Teamily’s $20M funding is modest compared to massive AI investments from Meta and Google. But it’s betting on a different thesis: human-AI groups, not autonomous agents. The February 14 launch timing—Valentine’s Day—signals the positioning: this is about relationships, not productivity.
Except the economics tell a different story.
Social platforms don’t charge for conversations
Discord is free. Reddit is free. Slack’s free tier is generous. Social platforms monetize attention through ads or premium features—not access to the core experience.
Teamily gates conversations behind $19.90/month or $199.90/month tiers. Free users hit limits, then watch ads or upgrade. That pricing model positions Teamily closer to cloud collaboration tools than social platforms—you’re paying for intelligence infrastructure, not network effects.
The problem: the “groups get smarter” claim depends on unlimited interactions. Memory compounds over time. Conversation limits break that compounding. You can’t build collective intelligence if every tenth exchange costs money.
And here’s the thing—this contradiction isn’t accidental. It’s the entire business model. Teamily is testing whether users will pay SaaS prices for social experiences if AI makes those experiences measurably better. The early evidence? They’ve raised $20 million betting yes. But they haven’t published metrics proving it.
What users are building (and what we still don’t know)
The platform’s trending groups show organic use cases emerging: “Share Anything About AI,” “Generate Images Together,” collaborative creative work. Users are testing AI collaboration models for analytical and creative tasks, not just casual chat.
But no data exists on whether groups actually get smarter. No before/after productivity studies. No benchmarks on conversation quality. No user testimonials on whether paid tiers deliver value. Teamily launched with audience but without proof of concept.

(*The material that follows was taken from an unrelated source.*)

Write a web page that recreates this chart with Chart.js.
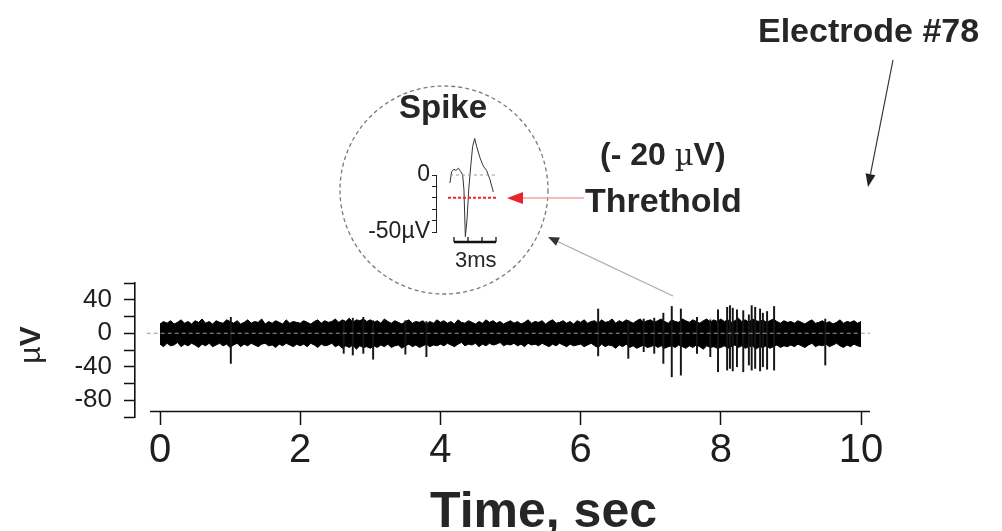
<!DOCTYPE html>
<html>
<head>
<meta charset="utf-8">
<script src="https://cdn.jsdelivr.net/npm/chart.js@4.4.1/dist/chart.umd.min.js"></script>
<style>
  html, body { margin: 0; padding: 0; background: #fff; }
  #wrap { position: relative; width: 1002px; height: 531px; overflow: hidden;
          font-family: "Liberation Sans", Arial, sans-serif; color: #262626; }
  canvas, svg { position: absolute; }
  .lbl { position: absolute; white-space: nowrap; line-height: 1; font-weight: bold; }
</style>
</head>
<body>
<div id="wrap">
  <canvas id="trace" width="1002" height="531" style="left:0;top:0"></canvas>

  <!-- circle + arrows (annotation only) -->
  <svg width="1002" height="531" style="left:0;top:0">
    <circle cx="444" cy="190" r="104" fill="none" stroke="#7a7a7a" stroke-width="1.3" stroke-dasharray="4 3"/>
    <line x1="893" y1="60" x2="870.5" y2="174" stroke="#333" stroke-width="1.2"/>
    <polygon points="868,187 875.4,175.2 865.6,173.2" fill="#222"/>
    <line x1="584" y1="198" x2="522" y2="198" stroke="#f5a3a3" stroke-width="1.5"/>
    <polygon points="507,198 523,192 523,204" fill="#e6242b"/>
    <line x1="673" y1="296" x2="558" y2="241.7" stroke="#aaa" stroke-width="1.2"/>
    <polygon points="548,237 559.9,237.6 556,245.8" fill="#333"/>
  </svg>

  <canvas id="spike" width="190" height="170" style="left:330px;top:110px"></canvas>

  <div class="lbl" style="left:758px;top:13px;font-size:34px;">Electrode #78</div>
  <div class="lbl" style="left:600px;top:138px;font-size:32px;">(- 20 <span style="font-weight:normal;font-family:'DejaVu Serif',serif;font-size:29px;">&micro;</span>V)</div>
  <div class="lbl" style="left:585px;top:183px;font-size:34px;">Threthold</div>
  <div class="lbl" style="left:399px;top:90px;font-size:33px;">Spike</div>
  <div class="lbl" style="left:455px;top:249px;font-size:22px;font-weight:normal;">3ms</div>
  <div class="lbl" style="left:430px;top:485px;font-size:50px;">Time, sec</div>
  <div class="lbl" style="left:2px;top:328px;width:60px;height:34px;text-align:center;font-size:30px;transform:rotate(-90deg);"><span style="font-weight:normal;">&micro;</span>V</div>
</div>

<script>
// ---- main trace (10 s recording), noise envelope every 0.05 s, in µV ----
const timeSec = [
  0.00, 0.05, 0.10, 0.15, 0.20, 0.25, 0.30, 0.35, 0.40, 0.45, 0.50, 0.55, 0.60, 0.65, 0.70, 0.75, 0.80, 0.85, 0.90, 0.95,
  1.00, 1.05, 1.10, 1.15, 1.20, 1.25, 1.30, 1.35, 1.40, 1.45, 1.50, 1.55, 1.60, 1.65, 1.70, 1.75, 1.80, 1.85, 1.90, 1.95,
  2.00, 2.05, 2.10, 2.15, 2.20, 2.25, 2.30, 2.35, 2.40, 2.45, 2.50, 2.55, 2.60, 2.65, 2.70, 2.75, 2.80, 2.85, 2.90, 2.95,
  3.00, 3.05, 3.10, 3.15, 3.20, 3.25, 3.30, 3.35, 3.40, 3.45, 3.50, 3.55, 3.60, 3.65, 3.70, 3.75, 3.80, 3.85, 3.90, 3.95,
  4.00, 4.05, 4.10, 4.15, 4.20, 4.25, 4.30, 4.35, 4.40, 4.45, 4.50, 4.55, 4.60, 4.65, 4.70, 4.75, 4.80, 4.85, 4.90, 4.95,
  5.00, 5.05, 5.10, 5.15, 5.20, 5.25, 5.30, 5.35, 5.40, 5.45, 5.50, 5.55, 5.60, 5.65, 5.70, 5.75, 5.80, 5.85, 5.90, 5.95,
  6.00, 6.05, 6.10, 6.15, 6.20, 6.25, 6.30, 6.35, 6.40, 6.45, 6.50, 6.55, 6.60, 6.65, 6.70, 6.75, 6.80, 6.85, 6.90, 6.95,
  7.00, 7.05, 7.10, 7.15, 7.20, 7.25, 7.30, 7.35, 7.40, 7.45, 7.50, 7.55, 7.60, 7.65, 7.70, 7.75, 7.80, 7.85, 7.90, 7.95,
  8.00, 8.05, 8.10, 8.15, 8.20, 8.25, 8.30, 8.35, 8.40, 8.45, 8.50, 8.55, 8.60, 8.65, 8.70, 8.75, 8.80, 8.85, 8.90, 8.95,
  9.00, 9.05, 9.10, 9.15, 9.20, 9.25, 9.30, 9.35, 9.40, 9.45, 9.50, 9.55, 9.60, 9.65, 9.70, 9.75, 9.80, 9.85, 9.90, 9.95,
  10.00
];
const bandTop = [
  11, 14, 12, 15, 11, 13, 16, 12, 14, 11, 15, 13, 17, 12, 14, 11, 15, 13, 12, 16,
  14, 12, 15, 11, 13, 16, 12, 14, 13, 17, 11, 14, 12, 15, 13, 11, 16, 12, 14, 13,
  12, 15, 13, 11, 14, 16, 12, 15, 13, 14, 17, 13, 16, 14, 18, 13, 16, 15, 17, 14,
  16, 13, 15, 12, 17, 14, 12, 15, 13, 11, 14, 16, 12, 14, 13, 15, 11, 14, 12, 16,
  13, 15, 12, 14, 11, 16, 13, 12, 15, 13, 11, 14, 12, 16, 13, 15, 12, 14, 11, 13,
  15, 12, 14, 11, 13, 16, 12, 14, 13, 15, 11, 14, 16, 12, 13, 15, 12, 14, 11, 15,
  13, 16, 12, 14, 15, 12, 16, 13, 14, 17, 12, 15, 13, 16, 14, 12, 15, 17, 13, 15,
  16, 13, 15, 17, 14, 12, 16, 14, 13, 17, 15, 13, 16, 14, 12, 15, 17, 13, 16, 14,
  17, 14, 16, 13, 15, 18, 14, 16, 13, 17, 15, 14, 16, 13, 15, 17, 14, 12, 15, 13,
  14, 12, 15, 13, 11, 14, 16, 12, 13, 15, 12, 14, 11, 13, 16, 12, 14, 13, 15, 12,
  14
];
const bandBottom = [
  -13, -16, -12, -15, -14, -11, -16, -13, -15, -12, -14, -17, -13, -15, -12, -16, -14, -12, -15, -13,
  -17, -14, -12, -16, -13, -15, -12, -14, -16, -13, -12, -15, -14, -17, -13, -15, -12, -14, -16, -13,
  -15, -13, -16, -12, -14, -17, -13, -15, -14, -12, -16, -14, -18, -15, -17, -14, -19, -15, -17, -16,
  -18, -15, -17, -14, -16, -13, -17, -15, -14, -18, -15, -13, -16, -14, -17, -15, -13, -16, -14, -15,
  -13, -15, -12, -14, -16, -13, -11, -15, -13, -14, -12, -16, -13, -15, -12, -14, -13, -11, -15, -13,
  -14, -12, -15, -13, -16, -12, -14, -13, -15, -12, -14, -16, -13, -15, -12, -14, -16, -13, -15, -14,
  -13, -16, -14, -12, -15, -17, -13, -16, -14, -15, -18, -14, -16, -13, -17, -15, -18, -16, -14, -17,
  -16, -14, -17, -15, -18, -16, -15, -17, -14, -16, -18, -15, -17, -14, -16, -19, -15, -17, -16, -18,
  -17, -15, -18, -16, -14, -17, -15, -18, -16, -15, -19, -16, -17, -15, -18, -16, -14, -17, -15, -16,
  -14, -16, -13, -15, -17, -14, -12, -16, -14, -15, -13, -16, -14, -12, -15, -17, -14, -16, -13, -15,
  -16
];
// single spikes sticking out of the noise band
const spikeTimes = [1.01, 2.62, 2.75, 2.90, 3.04, 3.50, 3.80, 6.25, 6.68, 6.90, 7.05,
  7.18, 7.30, 7.43, 7.66, 7.85, 7.96, 8.09, 8.13, 8.17, 8.23, 8.32, 8.40,
  8.44, 8.49, 8.56, 8.60, 8.66, 8.76, 9.49];
const spikeHigh = [19, 15, 18, 19, 15, 15, 14, 29, 15, 17, 18,
  24, 32, 29, 19, 16, 28, 31, 33, 30, 28, 27, 22,
  33, 31, 29, 24, 26, 32, 17];
const spikeLow = [-36, -24, -26, -24, -31, -25, -28, -27, -30, -22, -24,
  -36, -52, -50, -24, -28, -46, -44, -42, -45, -40, -46, -38,
  -44, -42, -45, -40, -43, -44, -38];
const zeroLineTimes = [-0.19, 10.23];

const xTicks = [0, 2, 4, 6, 8, 10];
const yTicks = [-100, -80, -60, -40, -20, 0, 20, 40, 60];
const yTickLabels = [40, 0, -40, -80];
const xAxisAt = -92.5;            // y value where the time axis sits
const xAxisSpan = [-0.143, 10.128];

// ---- inset: one spike waveform, time in ms, amplitude in µV ----
const spikeMs = [-0.29, -0.17, 0, 0.14, 0.31, 0.48, 0.62, 0.71, 0.81, 0.93, 1.05, 1.19,
  1.33, 1.48, 1.62, 1.86, 2.05, 2.14, 2.33, 2.57, 2.81];
const spikeUv = [-7, 3, 5, 4, 6, 3, 0, -13, -54, -39, -13, 7,
  25, 32, 25, 15, 9, 7, 4, -4, -15];
const insetZeroMs = [-0.29, 3.14];
const thresholdMs = [-0.43, 3.07];
const thresholdUv = -20;
const insetTicks = [-50, -40, -30, -20, -10, 0];
const scaleBarMs = [0, 1, 2, 3];

const FONT = "'Liberation Sans', Arial, sans-serif";

const xAxisLine = {
  id: 'xAxisLine',
  afterDraw(chart) {
    const { ctx, scales: { x, y } } = chart;
    const py = Math.round(y.getPixelForValue(xAxisAt)) + 0.5;
    ctx.save();
    ctx.strokeStyle = '#111';
    ctx.lineWidth = 1.6;
    ctx.beginPath();
    ctx.moveTo(x.getPixelForValue(xAxisSpan[0]), py);
    ctx.lineTo(x.getPixelForValue(xAxisSpan[1]), py);
    ctx.stroke();
    ctx.restore();
  }
};

new Chart(document.getElementById('trace'), {
  type: 'line',
  data: {
    datasets: [
      {
        label: 'zero',
        data: zeroLineTimes.map(t => ({ x: t, y: 0 })),
        borderColor: '#9a9a9a', borderWidth: 1, borderDash: [4, 3],
        pointRadius: 0, order: 0
      },
      {
        type: 'bar',
        label: 'spikes',
        data: spikeTimes.map((t, i) => ({ x: t, y: [spikeLow[i], spikeHigh[i]] })),
        backgroundColor: '#151515', barThickness: 1.3, order: 1
      },
      {
        label: 'noise top',
        data: timeSec.map((t, i) => ({ x: t, y: bandTop[i] })),
        borderColor: '#000', borderWidth: 1, backgroundColor: '#000',
        fill: '+1', pointRadius: 0, tension: 0, order: 2
      },
      {
        label: 'noise bottom',
        data: timeSec.map((t, i) => ({ x: t, y: bandBottom[i] })),
        borderColor: '#000', borderWidth: 1, fill: false,
        pointRadius: 0, tension: 0, order: 2
      }
    ]
  },
  options: {
    responsive: false,
    animation: false,
    layout: { padding: { left: 0, top: 283, right: 132, bottom: 114 } },
    plugins: { legend: { display: false }, tooltip: { enabled: false } },
    scales: {
      x: {
        type: 'linear',
        min: -0.357, max: 10.128,
        offset: false,
        position: { y: xAxisAt },
        afterBuildTicks: axis => { axis.ticks = xTicks.map(v => ({ value: v })); },
        border: { display: false },
        grid: { offset: false, drawOnChartArea: false, tickLength: 14, tickWidth: 1.5, tickColor: '#111' },
        ticks: { autoSkip: false, maxRotation: 0, padding: 2, color: '#1e1e1e',
                 font: { family: FONT, size: 40 } }
      },
      y: {
        type: 'linear',
        min: -100, max: 60,
        position: 'left',
        afterFit: s => { s.width = 135; },
        afterBuildTicks: axis => { axis.ticks = yTicks.map(v => ({ value: v })); },
        border: { display: true, color: '#111', width: 1.6 },
        grid: { drawOnChartArea: false, tickLength: 11, tickWidth: 1.5, tickColor: '#111' },
        ticks: {
          autoSkip: false, padding: 12, color: '#1e1e1e',
          font: { family: FONT, size: 26 },
          callback: v => (yTickLabels.includes(v) ? String(v) : '')
        }
      }
    }
  },
  plugins: [xAxisLine]
});

const scaleBar = {
  id: 'scaleBar',
  afterDraw(chart) {
    const { ctx, chartArea, scales: { x } } = chart;
    const py = chartArea.bottom + 10;
    ctx.save();
    ctx.strokeStyle = '#111';
    ctx.lineWidth = 2.5;
    ctx.beginPath();
    ctx.moveTo(x.getPixelForValue(scaleBarMs[0]), py);
    ctx.lineTo(x.getPixelForValue(scaleBarMs[scaleBarMs.length - 1]), py);
    ctx.stroke();
    ctx.lineWidth = 1.3;
    scaleBarMs.forEach(ms => {
      const px = x.getPixelForValue(ms);
      ctx.beginPath();
      ctx.moveTo(px, py);
      ctx.lineTo(px, py - 5);
      ctx.stroke();
    });
    ctx.restore();
  }
};

new Chart(document.getElementById('spike'), {
  type: 'line',
  data: {
    datasets: [
      {
        label: 'zero',
        data: insetZeroMs.map(t => ({ x: t, y: 0 })),
        borderColor: '#999', borderWidth: 1, borderDash: [3, 3],
        pointRadius: 0, clip: false
      },
      {
        label: 'threshold',
        data: thresholdMs.map(t => ({ x: t, y: thresholdUv })),
        borderColor: '#e8262e', borderWidth: 2, borderDash: [3, 2],
        pointRadius: 0, clip: false
      },
      {
        label: 'spike',
        data: spikeMs.map((t, i) => ({ x: t, y: spikeUv[i] })),
        borderColor: '#333', borderWidth: 1, pointRadius: 0, tension: 0, clip: false
      }
    ]
  },
  options: {
    responsive: false,
    animation: false,
    layout: { padding: { left: 0, top: 65, right: 14, bottom: 48 } },
    plugins: { legend: { display: false }, tooltip: { enabled: false } },
    scales: {
      x: { type: 'linear', min: -1.286, max: 3.714, display: false },
      y: {
        type: 'linear',
        min: -50, max: 0,
        position: 'left',
        afterFit: s => { s.width = 106; },
        afterBuildTicks: axis => { axis.ticks = insetTicks.map(v => ({ value: v })); },
        border: { display: true, color: '#222', width: 1 },
        grid: { drawOnChartArea: false, tickLength: 4, tickWidth: 1, tickColor: '#222' },
        ticks: {
          autoSkip: false, padding: 2, color: '#222',
          font: { family: FONT, size: 23 },
          callback: v => (v === 0 ? '0' : v === -50 ? '-50\u00b5V' : '')
        }
      }
    }
  },
  plugins: [scaleBar]
});
</script>
</body>
</html>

That’s the honest limitation here: we don’t know if this model works. The company hasn’t published metrics on decision-making improvements, knowledge retention, or whether AI memory creates measurable value in group settings. They’re asking users to pay $240 a year for a hypothesis.
Teamily AI bet $20 million that humans and AIs collaborating in groups create more value than either alone. The pricing structure suggests they’re right. The conversation limits suggest they’re not sure.